Mitch Silver has written a fast-moving, involving, witty thriller that combines history and fiction creatively and evokes both place and time in a way that captures the imagination. Silver draws on a few facts about Ian Fleming's World War II intelligence service and builds an edifice from it that imagines treachery during the War and murder to protect the treachery in the present and recent past. As with most thrillers of worth, he makes parts of New York and New Haven into characters in the book with his clear and evocative descriptions of the places (whether they be real or imagined). Only quibble is that his British spy tradecraft is somewhat far from the mark.

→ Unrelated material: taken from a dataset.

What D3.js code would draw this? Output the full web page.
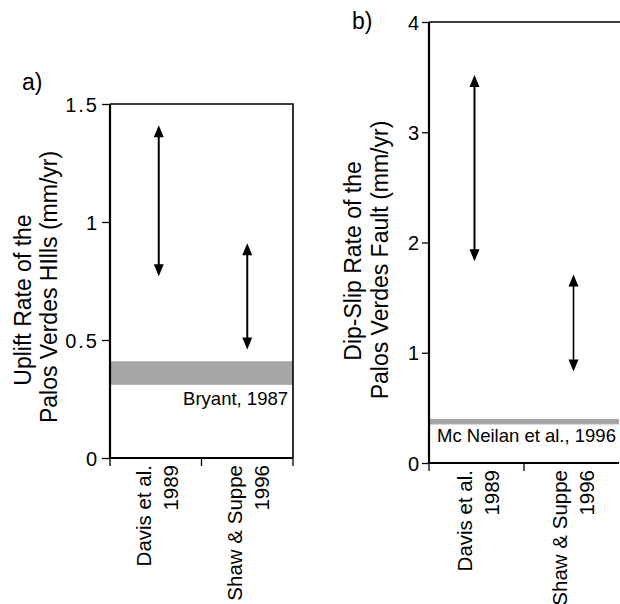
<!DOCTYPE html>
<html>
<head>
<meta charset="utf-8">
<script src="https://cdn.jsdelivr.net/npm/d3@7"></script>
<style>
  html, body { margin: 0; padding: 0; background: #fff; }
  svg { display: block; }
  text { font-family: "Liberation Sans", Arial, Helvetica, sans-serif; fill: #000; }
</style>
</head>
<body>
<svg id="chart" width="620" height="604"></svg>
<script>
// ---------- data ----------
const categories = ["Davis et al.", "Shaw & Suppe"];
const categoryYears = ["1989", "1996"];

// panel a: uplift rate of the Palos Verdes Hills (mm/yr)
const upliftLow = [0.77, 0.46];
const upliftHigh = [1.41, 0.91];
const upliftBand = [0.31, 0.41];
const upliftBandLabel = "Bryant, 1987";
const upliftTicks = [0, 0.5, 1, 1.5];
const upliftTitle = ["Uplift Rate of the", "Palos Verdes HIlls (mm/yr)"];

// panel b: dip-slip rate of the Palos Verdes Fault (mm/yr)
const dipLow = [1.83, 0.83];
const dipHigh = [3.52, 1.71];
const dipBand = [0.35, 0.40];
const dipBandLabel = "Mc Neilan et al., 1996";
const dipTicks = [0, 1, 2, 3, 4];
const dipTitle = ["Dip-Slip Rate of the", "Palos Verdes Fault (mm/yr)"];

const panelLetters = ["a)", "b)"];

// ---------- drawing ----------
const svg = d3.select("#chart");

function arrow(g, x, y1, y2, sw) {
  // y1 = top tip (high value), y2 = bottom tip (low value)
  const hw = 5, hl = 12;
  g.append("line")
    .attr("x1", x).attr("x2", x)
    .attr("y1", y1 + hl - 1).attr("y2", y2 - hl + 1)
    .attr("stroke", "#000").attr("stroke-width", sw);
  g.append("path")
    .attr("d", `M${x},${y1} L${x - hw},${y1 + hl} L${x + hw},${y1 + hl} Z`)
    .attr("fill", "#000");
  g.append("path")
    .attr("d", `M${x},${y2} L${x - hw},${y2 - hl} L${x + hw},${y2 - hl} Z`)
    .attr("fill", "#000");
}

function panel(opts) {
  const g = svg.append("g");
  const x = d3.scaleBand().domain(categories).range([opts.x0, opts.x1]).padding(0);
  const y = d3.scaleLinear().domain(opts.domain).range([opts.y0, opts.y1]);

  // band
  g.append("rect")
    .attr("x", opts.x0)
    .attr("width", opts.x1 - opts.x0)
    .attr("y", y(opts.band[1]))
    .attr("height", y(opts.band[0]) - y(opts.band[1]))
    .attr("fill", "#a6a6a6");

  // band label
  g.append("text")
    .attr("x", opts.bandLabelX)
    .attr("y", opts.bandLabelY)
    .attr("text-anchor", opts.bandLabelAnchor)
    .style("font-size", "18.5px")
    .text(opts.bandLabel);

  // box (top + right)
  g.append("path")
    .attr("d", `M${opts.x0},${opts.y1} H${opts.boxRight}` + (opts.drawRight ? ` V${opts.y0}` : ""))
    .attr("fill", "none").attr("stroke", "#000").attr("stroke-width", 1.6);

  // y axis
  const ya = g.append("g")
    .attr("transform", `translate(${opts.x0},0)`)
    .call(d3.axisLeft(y).tickValues(opts.ticks).tickSize(opts.tickSize)
      .tickPadding(opts.tickPad).tickFormat(d3.format("")));
  ya.select(".domain").attr("stroke-width", 2.2).attr("d", `M0,${opts.y0}V${opts.y1}`);
  ya.selectAll(".tick line").attr("stroke-width", 1.3);
  ya.selectAll(".tick text")
    .style("font-size", "20px")
    .style("font-family", '"Liberation Sans", Arial, sans-serif')
    .attr("dy", "0.35em")
    .each(function (d) {
      if (String(d).length > 1) d3.select(this).style("letter-spacing", "2px").attr("dx", 2);
    });

  // x axis
  const xa = g.append("g")
    .attr("transform", `translate(0,${opts.y0})`)
    .call(d3.axisBottom(x).tickSize(0).tickFormat(""));
  xa.select(".domain").attr("stroke-width", 2.2).attr("d", `M${opts.x0},0H${opts.x1}`);
  xa.selectAll(".tick").remove();
  const bounds = [opts.x0].concat(categories.map(c => x(c) + x.bandwidth()));
  xa.selectAll("line.bound").data(bounds.filter(b => b <= 618)).enter().append("line")
    .attr("class", "bound")
    .attr("x1", d => d).attr("x2", d => d)
    .attr("y1", 0).attr("y2", 8)
    .attr("stroke", "#000").attr("stroke-width", 1.3);

  // category labels (rotated)
  categories.forEach((c, i) => {
    const cx = x(c) + x.bandwidth() / 2;
    const ty = opts.y0 + 7;
    g.append("text")
      .attr("transform", `translate(${cx - 5},${ty}) rotate(-90)`)
      .attr("text-anchor", "end")
      .style("font-size", "20.5px")
      .text(c);
    g.append("text")
      .attr("transform", `translate(${cx + 22},${ty}) rotate(-90)`)
      .attr("text-anchor", "end")
      .style("font-size", "20.5px")
      .text(categoryYears[i]);
  });

  // arrows
  opts.low.forEach((lo, i) => {
    const cx = x(categories[i]) + x.bandwidth() / 2 + opts.arrowShift[i];
    arrow(g, cx, y(opts.high[i]), y(lo), opts.arrowW[i]);
  });

  // axis title
  opts.title.forEach((t, i) => {
    g.append("text")
      .attr("transform", `translate(${opts.titleX[i]},${opts.titleY[i]}) rotate(-90)`)
      .attr("text-anchor", "middle")
      .style("font-size", "23px")
      .text(t);
  });

  // panel letter
  g.append("text")
    .attr("x", opts.letterX).attr("y", opts.letterY)
    .style("font-size", "23px")
    .text(opts.letter);
}

panel({
  x0: 110, x1: 293, y0: 458, y1: 104, boxRight: 293, drawRight: true,
  domain: [0, 1.5], ticks: upliftTicks, tickSize: 8, tickPad: 5,
  band: upliftBand, bandLabel: upliftBandLabel,
  bandLabelX: 288, bandLabelY: 405, bandLabelAnchor: "end",
  low: upliftLow, high: upliftHigh, arrowShift: [3, 0], arrowW: [2, 2],
  title: upliftTitle, titleX: [31, 57], titleY: [300, 287],
  letter: panelLetters[0], letterX: 22, letterY: 90
});

panel({
  x0: 429, x1: 619, y0: 463, y1: 22, boxRight: 620, drawRight: false,
  domain: [0, 4], ticks: dipTicks, tickSize: 7, tickPad: 3,
  band: dipBand, bandLabel: dipBandLabel,
  bandLabelX: 437, bandLabelY: 442, bandLabelAnchor: "start",
  low: dipLow, high: dipHigh, arrowShift: [-2, 2], arrowW: [2, 1.6],
  title: dipTitle, titleX: [361, 388], titleY: [261, 260],
  letter: panelLetters[1], letterX: 352, letterY: 29
});
</script>
</body>
</html>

However, read it! (Full disclosure: Mitch and I were classmates in college and friends since).

Reads like a classic James Bond book.

If you have ever read and enjoyed Ian Fleming's James Bond books you will love this book also. Mitch Silver writes the book in such a way that it feels like two stories have been written by two writers. One writer being Silver and the other writer being Ian Fleming. I do admit that I think he has Fleming's writing style down cold. This is one of the reasons I enjoyed the book so much. So if you are a fan of the James Bond series of books by Ian Fleming I think you will love this book also. I was pleasantly surprised by it.

Entertaining and enlightening!

"In Secret Service" is exactly what I look for in a book - - a great diversion that takes you on a journey. This one's a thrilling ride that gets you thinking, keeps you guessing and drops you off with a feeling of satisfaction - a job well done. I enjoyed the book so much I was inspired to write the author to tell him.

Fiction and truth daringly intertwined

In reading Mitch Silver's book, historical truth and witty conjecture become hard to separate, and one is led down alley after fascinating alley wondering which is which. Did Wallis Simpson really have unique genital architecture? Was Ian Fleming truly a Churchill protégé? Surely, Princess Diana's death cannot truly be connected to the abdication of Edward VIII... Only when an author has seriously researched his subject can he play with smoke and mirrors so effectively. The fictional Amy Greenburg becomes the unwitting courier of a deadly document, one that contains allegations of treachery at the highest level. But Silver's trick is to combine this fiction with a nagging feeling that it might all be true, and you're left wondering until the very end. And even then... Half way through `In Secret Service' I called out to a friend, in another room of the house, that I believed this guy Silver had a best seller on his hands.